* [GIVEN MATERIAL]:
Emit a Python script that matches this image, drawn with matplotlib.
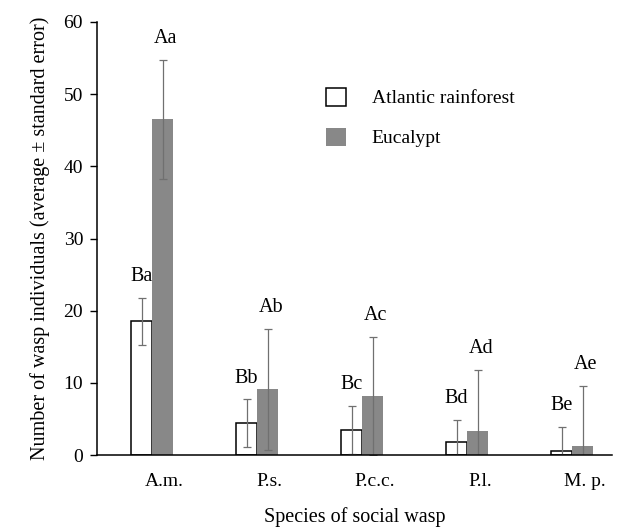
import matplotlib
matplotlib.use("Agg")
import matplotlib.pyplot as plt
import numpy as np
from matplotlib.patches import Patch

plt.rcParams['font.family'] = ['Liberation Serif', 'DejaVu Serif']

species = ["A.m.", "P.s.", "P.c.c.", "P.l.", "M. p."]
series_names = ["Atlantic rainforest", "Eucalypt"]
rainforest = [18.5, 4.4, 3.5, 1.8, 0.5]
rainforest_se = [3.3, 3.3, 3.3, 3.1, 3.4]
eucalypt = [46.5, 9.1, 8.2, 3.3, 1.3]
eucalypt_se = [8.3, 8.4, 8.2, 8.5, 8.3]
rainforest_letters = ["Ba", "Bb", "Bc", "Bd", "Be"]
eucalypt_letters = ["Aa", "Ab", "Ac", "Ad", "Ae"]
yticks = [0, 10, 20, 30, 40, 50, 60]

fig = plt.figure(figsize=(6.24, 5.30), dpi=100)
ax = fig.add_axes([97/624, 75/530, (612-97)/624, (455-22)/530])

x = np.arange(len(species))
w = 0.2
err_kw = dict(ecolor='#707070', elinewidth=0.9, capsize=3.2, capthick=0.9)
ax.bar(x - w/2, rainforest, w, color='white', edgecolor='black', linewidth=1.1,
       yerr=rainforest_se, error_kw=err_kw, zorder=2)
ax.bar(x + w/2, eucalypt, w, color='#888888', edgecolor='none',
       yerr=eucalypt_se, error_kw=err_kw, zorder=2)

for i in range(len(species)):
    ax.text(x[i] - w/2, rainforest[i] + rainforest_se[i] + 2.9, rainforest_letters[i],
            ha='center', va='center', fontsize=14.5)
    ax.text(x[i] + w/2 + 0.03, eucalypt[i] + eucalypt_se[i] + 2.9, eucalypt_letters[i],
            ha='center', va='center', fontsize=14.5)

ax.set_xlim(-0.525, 4.38)
ax.set_ylim(0, 60)
ax.set_yticks(yticks)
ax.set_xticks(x + 0.12)
ax.set_xticklabels(species, fontsize=14)
ax.tick_params(axis='x', length=0, pad=13)
ax.tick_params(axis='y', direction='out', length=5, width=1, pad=5, labelsize=14)
for s in ['top', 'right']:
    ax.spines[s].set_visible(False)
ax.spines['left'].set_linewidth(1.1)
ax.spines['bottom'].set_linewidth(1.1)

ax.set_ylabel("Number of wasp individuals (average \u00b1 standard error)", fontsize=14.5, labelpad=10)
ax.set_xlabel("Species of social wasp", fontsize=14.5, labelpad=12)

handles = [Patch(facecolor='white', edgecolor='black', linewidth=1.1),
           Patch(facecolor='#888888', edgecolor='none')]
ax.legend(handles, series_names, loc='upper left', bbox_to_anchor=(0.444, 0.848),
          frameon=False, fontsize=14, handlelength=1.03, handleheight=1.03,
          handletextpad=1.34, labelspacing=1.05, borderpad=0, borderaxespad=0)

fig.savefig("out.png", dpi=100)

* [TASK PROMPT]: Exactly as written, return every line of the listing, but not the pictures.

* [TASK RESULT]:
Emit a Python script that matches this image, drawn with matplotlib.
import matplotlib
matplotlib.use("Agg")
import matplotlib.pyplot as plt
import numpy as np
from matplotlib.patches import Patch

plt.rcParams['font.family'] = ['Liberation Serif', 'DejaVu Serif']

species = ["A.m.", "P.s.", "P.c.c.", "P.l.", "M. p."]
series_names = ["Atlantic rainforest", "Eucalypt"]
rainforest = [18.5, 4.4, 3.5, 1.8, 0.5]
rainforest_se = [3.3, 3.3, 3.3, 3.1, 3.4]
eucalypt = [46.5, 9.1, 8.2, 3.3, 1.3]
eucalypt_se = [8.3, 8.4, 8.2, 8.5, 8.3]
rainforest_letters = ["Ba", "Bb", "Bc", "Bd", "Be"]
eucalypt_letters = ["Aa", "Ab", "Ac", "Ad", "Ae"]
yticks = [0, 10, 20, 30, 40, 50, 60]

fig = plt.figure(figsize=(6.24, 5.30), dpi=100)
ax = fig.add_axes([97/624, 75/530, (612-97)/624, (455-22)/530])

x = np.arange(len(species))
w = 0.2
err_kw = dict(ecolor='#707070', elinewidth=0.9, capsize=3.2, capthick=0.9)
ax.bar(x - w/2, rainforest, w, color='white', edgecolor='black', linewidth=1.1,
       yerr=rainforest_se, error_kw=err_kw, zorder=2)
ax.bar(x + w/2, eucalypt, w, color='#888888', edgecolor='none',
       yerr=eucalypt_se, error_kw=err_kw, zorder=2)

for i in range(len(species)):
    ax.text(x[i] - w/2, rainforest[i] + rainforest_se[i] + 2.9, rainforest_letters[i],
            ha='center', va='center', fontsize=14.5)
    ax.text(x[i] + w/2 + 0.03, eucalypt[i] + eucalypt_se[i] + 2.9, eucalypt_letters[i],
            ha='center', va='center', fontsize=14.5)

ax.set_xlim(-0.525, 4.38)
ax.set_ylim(0, 60)
ax.set_yticks(yticks)
ax.set_xticks(x + 0.12)
ax.set_xticklabels(species, fontsize=14)
ax.tick_params(axis='x', length=0, pad=13)
ax.tick_params(axis='y', direction='out', length=5, width=1, pad=5, labelsize=14)
for s in ['top', 'right']:
    ax.spines[s].set_visible(False)
ax.spines['left'].set_linewidth(1.1)
ax.spines['bottom'].set_linewidth(1.1)

ax.set_ylabel("Number of wasp individuals (average \u00b1 standard error)", fontsize=14.5, labelpad=10)
ax.set_xlabel("Species of social wasp", fontsize=14.5, labelpad=12)

handles = [Patch(facecolor='white', edgecolor='black', linewidth=1.1),
           Patch(facecolor='#888888', edgecolor='none')]
ax.legend(handles, series_names, loc='upper left', bbox_to_anchor=(0.444, 0.848),
          frameon=False, fontsize=14, handlelength=1.03, handleheight=1.03,
          handletextpad=1.34, labelspacing=1.05, borderpad=0, borderaxespad=0)

fig.savefig("out.png", dpi=100)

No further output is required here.